* [WORK TO BE COMPLETED]: Restate all of the data exactly.
>> START INFORMATION SHOWN
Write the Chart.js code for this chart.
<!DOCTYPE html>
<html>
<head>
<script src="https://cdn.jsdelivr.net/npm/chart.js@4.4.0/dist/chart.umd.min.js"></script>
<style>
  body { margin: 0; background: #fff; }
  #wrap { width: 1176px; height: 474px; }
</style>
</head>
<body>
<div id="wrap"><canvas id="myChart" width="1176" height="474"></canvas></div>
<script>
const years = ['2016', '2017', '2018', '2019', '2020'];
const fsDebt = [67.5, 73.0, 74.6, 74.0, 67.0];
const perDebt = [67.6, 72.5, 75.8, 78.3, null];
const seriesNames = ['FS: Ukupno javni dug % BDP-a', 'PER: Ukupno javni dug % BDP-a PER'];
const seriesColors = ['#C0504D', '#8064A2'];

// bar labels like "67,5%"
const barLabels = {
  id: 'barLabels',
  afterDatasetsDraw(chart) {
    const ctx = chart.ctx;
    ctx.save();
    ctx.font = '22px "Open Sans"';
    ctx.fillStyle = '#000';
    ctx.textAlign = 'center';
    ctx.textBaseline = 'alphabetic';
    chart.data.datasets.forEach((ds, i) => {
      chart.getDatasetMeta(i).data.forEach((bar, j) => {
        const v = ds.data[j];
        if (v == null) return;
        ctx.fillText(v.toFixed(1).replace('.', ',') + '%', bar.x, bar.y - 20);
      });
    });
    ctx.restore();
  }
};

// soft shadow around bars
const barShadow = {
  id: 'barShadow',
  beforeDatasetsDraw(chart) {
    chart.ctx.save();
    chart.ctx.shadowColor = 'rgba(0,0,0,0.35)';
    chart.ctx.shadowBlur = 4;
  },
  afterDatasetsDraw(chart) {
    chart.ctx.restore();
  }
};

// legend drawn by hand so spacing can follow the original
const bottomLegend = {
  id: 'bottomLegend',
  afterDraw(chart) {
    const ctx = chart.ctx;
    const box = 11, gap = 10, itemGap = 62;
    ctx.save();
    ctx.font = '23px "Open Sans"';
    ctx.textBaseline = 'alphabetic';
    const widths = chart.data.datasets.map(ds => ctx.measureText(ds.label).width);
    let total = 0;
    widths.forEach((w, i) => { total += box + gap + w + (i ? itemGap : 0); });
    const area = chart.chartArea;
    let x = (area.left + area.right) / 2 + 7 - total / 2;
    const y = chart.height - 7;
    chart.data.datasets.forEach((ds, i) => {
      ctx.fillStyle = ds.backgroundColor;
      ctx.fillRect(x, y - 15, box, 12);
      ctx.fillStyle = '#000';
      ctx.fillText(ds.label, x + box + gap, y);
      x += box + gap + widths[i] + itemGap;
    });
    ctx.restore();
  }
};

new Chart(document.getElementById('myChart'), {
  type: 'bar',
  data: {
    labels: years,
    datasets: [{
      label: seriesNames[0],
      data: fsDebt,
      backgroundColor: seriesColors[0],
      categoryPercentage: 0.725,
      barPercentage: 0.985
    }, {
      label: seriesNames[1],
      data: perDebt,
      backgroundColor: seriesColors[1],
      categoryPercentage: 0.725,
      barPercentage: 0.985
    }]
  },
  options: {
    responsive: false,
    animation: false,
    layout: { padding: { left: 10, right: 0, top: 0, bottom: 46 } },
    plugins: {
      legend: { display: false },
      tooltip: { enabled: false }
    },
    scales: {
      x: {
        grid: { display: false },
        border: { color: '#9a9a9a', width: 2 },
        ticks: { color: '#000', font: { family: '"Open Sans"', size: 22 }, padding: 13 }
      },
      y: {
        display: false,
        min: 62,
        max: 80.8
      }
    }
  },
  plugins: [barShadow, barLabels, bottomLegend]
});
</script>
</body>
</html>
>> END INFORMATION SHOWN
* [WORKED SOLUTION]:
Write the Chart.js code for this chart.
<!DOCTYPE html>
<html>
<head>
<script src="https://cdn.jsdelivr.net/npm/chart.js@4.4.0/dist/chart.umd.min.js"></script>
<style>
  body { margin: 0; background: #fff; }
  #wrap { width: 1176px; height: 474px; }
</style>
</head>
<body>
<div id="wrap"><canvas id="myChart" width="1176" height="474"></canvas></div>
<script>
const years = ['2016', '2017', '2018', '2019', '2020'];
const fsDebt = [67.5, 73.0, 74.6, 74.0, 67.0];
const perDebt = [67.6, 72.5, 75.8, 78.3, null];
const seriesNames = ['FS: Ukupno javni dug % BDP-a', 'PER: Ukupno javni dug % BDP-a PER'];
const seriesColors = ['#C0504D', '#8064A2'];

// bar labels like "67,5%"
const barLabels = {
  id: 'barLabels',
  afterDatasetsDraw(chart) {
    const ctx = chart.ctx;
    ctx.save();
    ctx.font = '22px "Open Sans"';
    ctx.fillStyle = '#000';
    ctx.textAlign = 'center';
    ctx.textBaseline = 'alphabetic';
    chart.data.datasets.forEach((ds, i) => {
      chart.getDatasetMeta(i).data.forEach((bar, j) => {
        const v = ds.data[j];
        if (v == null) return;
        ctx.fillText(v.toFixed(1).replace('.', ',') + '%', bar.x, bar.y - 20);
      });
    });
    ctx.restore();
  }
};

// soft shadow around bars
const barShadow = {
  id: 'barShadow',
  beforeDatasetsDraw(chart) {
    chart.ctx.save();
    chart.ctx.shadowColor = 'rgba(0,0,0,0.35)';
    chart.ctx.shadowBlur = 4;
  },
  afterDatasetsDraw(chart) {
    chart.ctx.restore();
  }
};

// legend drawn by hand so spacing can follow the original
const bottomLegend = {
  id: 'bottomLegend',
  afterDraw(chart) {
    const ctx = chart.ctx;
    const box = 11, gap = 10, itemGap = 62;
    ctx.save();
    ctx.font = '23px "Open Sans"';
    ctx.textBaseline = 'alphabetic';
    const widths = chart.data.datasets.map(ds => ctx.measureText(ds.label).width);
    let total = 0;
    widths.forEach((w, i) => { total += box + gap + w + (i ? itemGap : 0); });
    const area = chart.chartArea;
    let x = (area.left + area.right) / 2 + 7 - total / 2;
    const y = chart.height - 7;
    chart.data.datasets.forEach((ds, i) => {
      ctx.fillStyle = ds.backgroundColor;
      ctx.fillRect(x, y - 15, box, 12);
      ctx.fillStyle = '#000';
      ctx.fillText(ds.label, x + box + gap, y);
      x += box + gap + widths[i] + itemGap;
    });
    ctx.restore();
  }
};

new Chart(document.getElementById('myChart'), {
  type: 'bar',
  data: {
    labels: years,
    datasets: [{
      label: seriesNames[0],
      data: fsDebt,
      backgroundColor: seriesColors[0],
      categoryPercentage: 0.725,
      barPercentage: 0.985
    }, {
      label: seriesNames[1],
      data: perDebt,
      backgroundColor: seriesColors[1],
      categoryPercentage: 0.725,
      barPercentage: 0.985
    }]
  },
  options: {
    responsive: false,
    animation: false,
    layout: { padding: { left: 10, right: 0, top: 0, bottom: 46 } },
    plugins: {
      legend: { display: false },
      tooltip: { enabled: false }
    },
    scales: {
      x: {
        grid: { display: false },
        border: { color: '#9a9a9a', width: 2 },
        ticks: { color: '#000', font: { family: '"Open Sans"', size: 22 }, padding: 13 }
      },
      y: {
        display: false,
        min: 62,
        max: 80.8
      }
    }
  },
  plugins: [barShadow, barLabels, bottomLegend]
});
</script>
</body>
</html>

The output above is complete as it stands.